Forensic Psychiatry Studies

Joint Enterprise

Where two or more parties are involved in an offence, they may be principals or secondary parties (accessories). Principals are responsible for the actus reus with the required mens rea. The secondary party is one who aids, abets, counsels or procures (i.e. assists or encourages) the principal(s) to commit the offence.

Accessories and Abettors Act 1861:

Whosoever shall aid, abet, counsel or procure the commission of any indictable offence … shall be liable to be tried, indicted and punished as a principal offender.”

The CPS guides prosecutors to ask the following questions to assess the sufficiency of evidence in such a case:

  1. Is there evidence that the defendants acted as joint principals?
  2. If not, did D2 assist or encourage D1 to commit an offence, with intent to assist or encourage D1, acting with whatever mental element the offence requires of D1?
  3. Or, did D2 assist or encourage D1 to commit offence A, with the intent or conditional intent that offence B should be committed, if the occasion arose?
  4. Does D have a viable claim to have withdrawn from the joint venture? Note that if D2’s conduct was so distanced in time, place or circumstances from the conduct of D1, it may not be realistic to regard D1’s offence as encouraged or assisted by it.
  5. Was D1’s action an overwhelming supervening act which nobody in D2’s position could have contemplated? If so, D2 will have no criminal liability.

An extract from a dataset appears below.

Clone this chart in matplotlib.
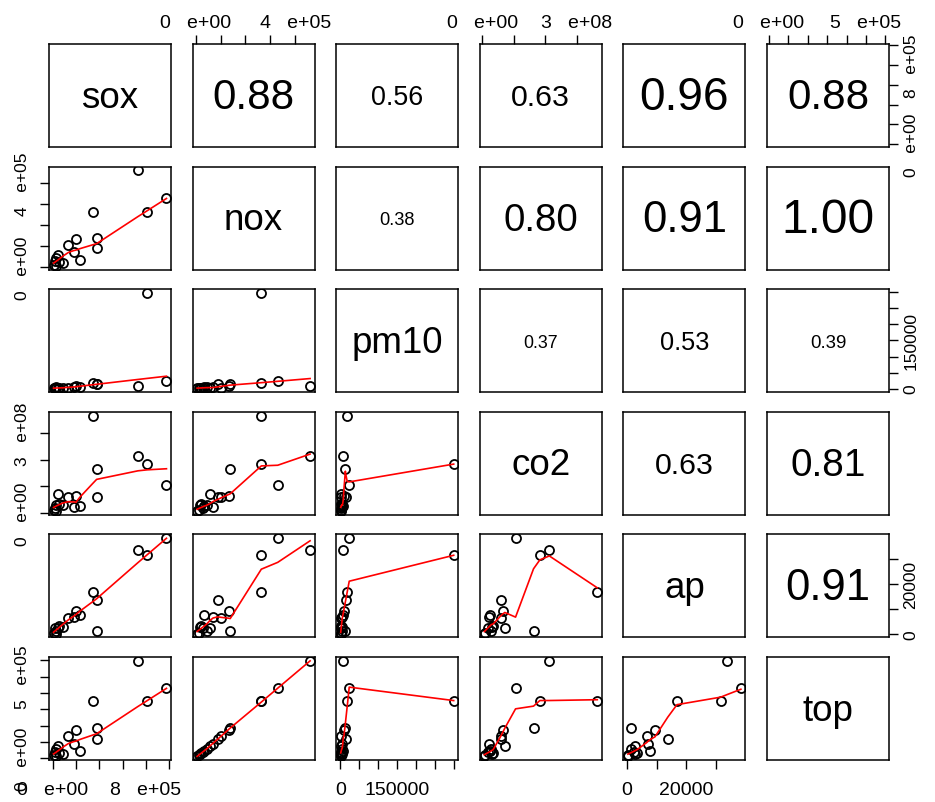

The CPS further advise in assessing these questions, particular care should be taken regarding “persons with learning disabilities, autism (including Asperger syndrome) and mental health issues”, as this may be relevant to making safe inferences about the person’s intention.

  1. Foresight is no longer sufficient: R v Jogee [2016] UKSC 8

This was a major ruling that reversed previous interpretation of the law that determined foresight of the crime was sufficient. The court identified two main questions:

  1. Did the secondary assist or encourage the commission of the crime (e.g. contributing to the force of numbers in a hostile situation)?
  2. Did the secondary intend to assist or encourage the principal to commit the crime, with whatever mental element the offence requires of the principal (e.g. in the case of murder, the intent to cause death or serious harm)?

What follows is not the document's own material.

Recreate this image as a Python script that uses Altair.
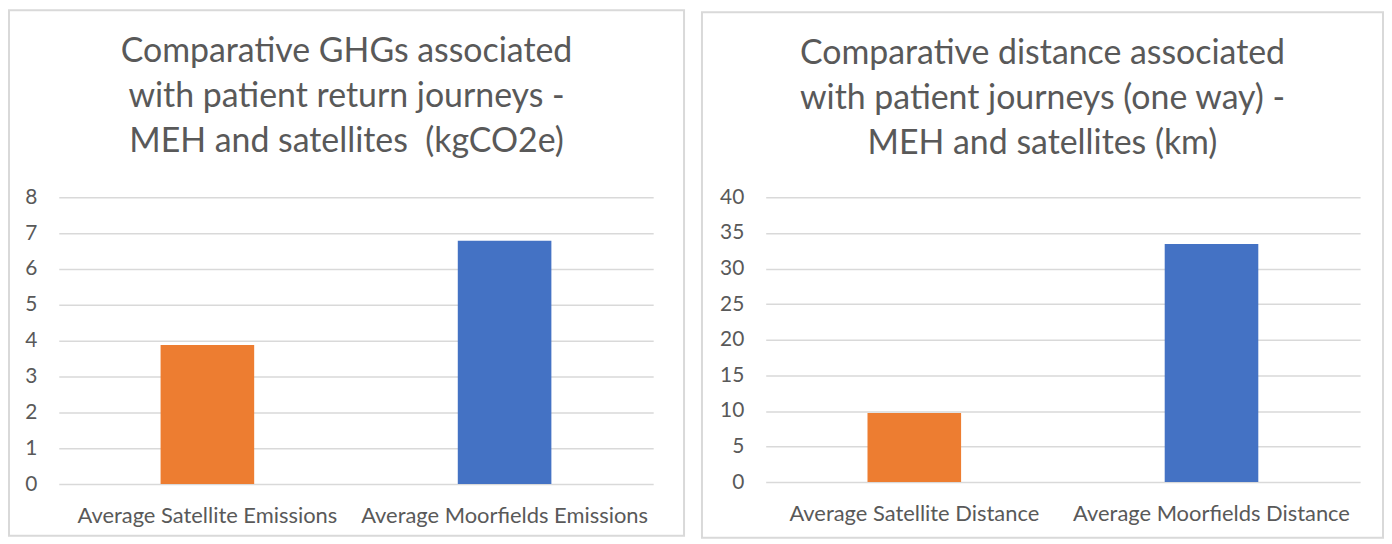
import altair as alt
import pandas as pd

# ---- data ----
left_categories = ["Average Satellite Emissions", "Average Moorfields Emissions"]
left_values = [3.88, 6.79]
right_categories = ["Average Satellite Distance", "Average Moorfields Distance"]
right_values = [9.7, 33.45]
bar_colors = ["#ED7D31", "#4472C4"]

left_title = ["Comparative GHGs associated", "with patient return journeys -", "MEH and satellites \u00a0(kgCO2e)"]
right_title = ["Comparative distance associated", "with patient journeys (one way) -", "MEH and satellites (km)"]
left_ticks = [0, 1, 2, 3, 4, 5, 6, 7, 8]
right_ticks = [0, 5, 10, 15, 20, 25, 30, 35, 40]

FONT = "Lato"
TXT = "#595959"
GRID = "#D9D9D9"


def panel(cats, vals, ticks, title, w, h, box):
    df = pd.DataFrame({"cat": cats, "val": vals, "col": bar_colors})
    bars = alt.Chart(df).mark_bar(size=94).encode(
        x=alt.X("cat:N", sort=cats, title=None,
                scale=alt.Scale(paddingInner=0.685, paddingOuter=0.3425),
                axis=alt.Axis(labelAngle=0, labelFont=FONT, labelFontSize=22,
                              labelColor=TXT, labelPadding=22, labelLimit=0,
                              domain=False, ticks=False, grid=False)),
        y=alt.Y("val:Q", title=None,
                scale=alt.Scale(domain=[ticks[0], ticks[-1]], nice=False),
                axis=alt.Axis(values=ticks, labelFont=FONT, labelFontSize=21,
                              labelColor=TXT, labelPadding=22, domain=False,
                              ticks=False, grid=True, gridColor=GRID,
                              gridWidth=1.5)),
        color=alt.Color("col:N", scale=None, legend=None),
    )
    x0, x1, y0, y1 = box
    border = alt.Chart(alt.Data(values=[{"a": 1}])).mark_rect(
        filled=False, stroke=GRID, strokeWidth=2
    ).encode(x=alt.value(x0), x2=alt.value(x1), y=alt.value(y0), y2=alt.value(y1))
    return alt.layer(border, bars).properties(
        width=w, height=h,
        title=alt.TitleParams(text=title, font=FONT, fontSize=34,
                              fontWeight="normal", color=TXT, lineHeight=45,
                              anchor="middle", frame="bounds", offset=-150),
    )


left = panel(left_categories, left_values, left_ticks, left_title, 597, 288,
             (-50, 628, -188, 340))
right = panel(right_categories, right_values, right_ticks, right_title, 597, 286,
              (-64, 620, -186, 342))

chart = alt.hconcat(left, right, spacing=16, padding=0).configure_view(stroke=None)

chart.save("out.html", embed_options={"renderer": "svg", "actions": False})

In the case of murder, having the former but not the latter may result in a conviction of manslaughter via joint enterprise. A charge of murder via joint enterprise requires both limbs to be satisfied.

Where the offence charged does not require a mens rea, the only mens rea required of the secondary party is that he intended to encourage or assist the perpetrator to do the prohibited act, with knowledge of any facts and circumstances necessary for it to be a prohibited act.

As this was a Supreme Court decision that corrected a misinterpretation of law, it applies prospectively and retrospectively. In what circumstances appeals would be allowed was considered in R v Johnson (Lewis) [2016] EWCA Crim 1613; the threshold is high.